For now, however, it’s interesting to see how unpredictable politics can be. Even in the face of plummeting oil and gas revenues due to falling oil prices, the government has increased its MSI funding.
It’s a crapshoot, a gamble, a game of will, where no one really knows what’s going to happen, and can only make their best, most logical/educated guess.
In January, Cochrane council discussed the possibility of losing some MSI funding (of which, $24 million is being put toward the new pool project) a concern town administration said they did not expect would happen, but needed to discuss nonetheless.
Councillor Morgan Nagel was justifiably cautious, suggesting the town delay its plans to award tender for the new aquatic/curling facility and wait for the province’s budget to be released.
Paige Milner, the town’s senior manager of corporate services, councillor Jeff Toews and Mayor Ivan Brooker (who said he had spoken to Banff-Cochrane MLA Ron Casey, who said he had not heard of any decrease in MSI funding) all said they did not believe there was any threat to the town’s MSI funding, and that the aquatic/curling project should move forward as planned.
Nagel pointed out that the current financial crisis was quite different for Alberta than those previous, as this time around it was a result of the very product the province relies on, oil, and could have a lasting effect and trickle down to municipalities. Nagel could be spot on about this, but as mentioned above, it’s nothing more than a best guess…who knows what will happen in the next few years?
Maybe Cochrane will get even more MSI funding, and the amusing part of it is, the price of oil could have nothing to do with it, despite the logical belief that it should.

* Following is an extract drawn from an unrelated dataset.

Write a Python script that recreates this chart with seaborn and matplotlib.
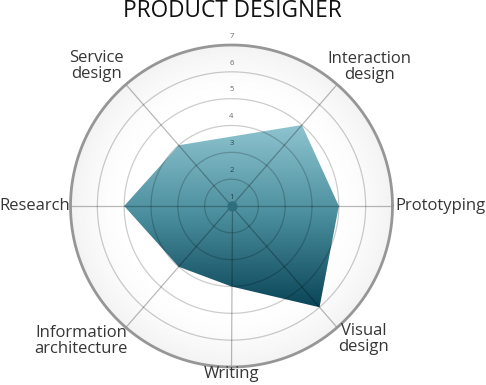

The last time the Eagle ran a Rock the Waves (fundraising campaign for the new pool) graphic was last June, and the grand total was $1.27 million of a $10.6 million goal.
Eight months later, the campaign has garnered $4.42 million, leaving just over $6 million to go.
Council’s approved funding model for the $45 million aquatic/curling facility gets $24 million from MSI, $6.2 million from developer community enhancement fees, $2.2 million from Rocky View County, $2 million from the federal gas tax fund and the remaining $10.6 from fundraising and sponsorship.
And, the addition of the government’s recent $1.9 million in funding would potentially open up MSI monies for other projects in the future.
Cochrane was not the only municipality in the area that received additional MSI funding — Rocky View County got $5.6 million; Redwood Meadows, $85,670; Ghost Lake $15,554; and Waiparous received $10,048.
Despite MSI funding – or any other kind of funding for that matter – there will remain those who are against spending that kind of cash on a new aquatic/curling complex, and those people are entitled to their opinion, as it is a legitimate argument to make.
But people must be aware that the game of predicting politics is like playing Russian roulette… you never know what’s going to happen.